* [REQUIRED WORK]: Skip the pictures. Set down, word for word, the lines from the start of the material up to and including the line with "ax = fig.add_axes([0.1354, 0.103, 0.881, 0.772])".

* [DATA SEGMENT]:
▬▬▬▬▬▬
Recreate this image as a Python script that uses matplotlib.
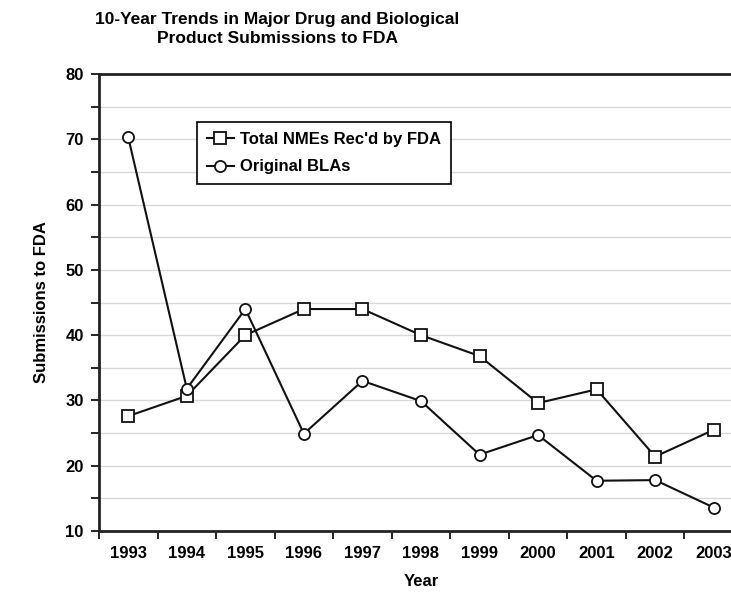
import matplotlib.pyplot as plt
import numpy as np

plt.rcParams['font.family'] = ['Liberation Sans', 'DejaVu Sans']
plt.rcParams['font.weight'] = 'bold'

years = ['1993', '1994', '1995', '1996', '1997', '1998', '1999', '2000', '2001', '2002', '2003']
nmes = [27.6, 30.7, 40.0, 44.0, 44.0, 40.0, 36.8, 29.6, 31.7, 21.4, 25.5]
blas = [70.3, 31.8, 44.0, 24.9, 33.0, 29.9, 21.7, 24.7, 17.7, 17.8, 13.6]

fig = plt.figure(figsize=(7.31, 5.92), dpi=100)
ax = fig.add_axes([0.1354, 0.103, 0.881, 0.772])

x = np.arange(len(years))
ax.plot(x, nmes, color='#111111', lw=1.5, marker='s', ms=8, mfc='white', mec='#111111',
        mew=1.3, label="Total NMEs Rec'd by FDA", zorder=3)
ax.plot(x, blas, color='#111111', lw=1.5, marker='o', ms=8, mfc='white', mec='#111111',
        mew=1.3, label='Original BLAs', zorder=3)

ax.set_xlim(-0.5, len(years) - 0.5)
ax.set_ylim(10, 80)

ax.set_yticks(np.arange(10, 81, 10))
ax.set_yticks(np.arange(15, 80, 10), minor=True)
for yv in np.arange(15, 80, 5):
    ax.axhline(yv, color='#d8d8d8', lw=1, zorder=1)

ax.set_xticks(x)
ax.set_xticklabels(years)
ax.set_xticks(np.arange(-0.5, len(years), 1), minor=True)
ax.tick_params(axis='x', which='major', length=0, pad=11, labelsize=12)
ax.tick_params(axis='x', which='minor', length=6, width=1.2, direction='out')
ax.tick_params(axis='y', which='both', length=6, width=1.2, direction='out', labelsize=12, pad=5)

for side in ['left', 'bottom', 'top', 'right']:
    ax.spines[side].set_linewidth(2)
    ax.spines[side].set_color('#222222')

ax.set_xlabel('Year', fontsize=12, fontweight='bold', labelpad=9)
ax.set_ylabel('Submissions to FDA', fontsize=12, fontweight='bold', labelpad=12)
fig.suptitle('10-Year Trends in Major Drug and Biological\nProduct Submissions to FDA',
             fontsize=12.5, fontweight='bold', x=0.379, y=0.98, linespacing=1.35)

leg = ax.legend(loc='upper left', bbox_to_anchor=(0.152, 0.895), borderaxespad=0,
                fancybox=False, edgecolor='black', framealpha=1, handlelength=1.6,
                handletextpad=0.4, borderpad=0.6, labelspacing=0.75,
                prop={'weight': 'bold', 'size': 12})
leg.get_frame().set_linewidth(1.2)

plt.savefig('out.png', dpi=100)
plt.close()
▬▬▬▬▬▬
* [ANSWER TO THIS EXERCISE]:
Recreate this image as a Python script that uses matplotlib.
import matplotlib.pyplot as plt
import numpy as np

plt.rcParams['font.family'] = ['Liberation Sans', 'DejaVu Sans']
plt.rcParams['font.weight'] = 'bold'

years = ['1993', '1994', '1995', '1996', '1997', '1998', '1999', '2000', '2001', '2002', '2003']
nmes = [27.6, 30.7, 40.0, 44.0, 44.0, 40.0, 36.8, 29.6, 31.7, 21.4, 25.5]
blas = [70.3, 31.8, 44.0, 24.9, 33.0, 29.9, 21.7, 24.7, 17.7, 17.8, 13.6]

fig = plt.figure(figsize=(7.31, 5.92), dpi=100)
ax = fig.add_axes([0.1354, 0.103, 0.881, 0.772])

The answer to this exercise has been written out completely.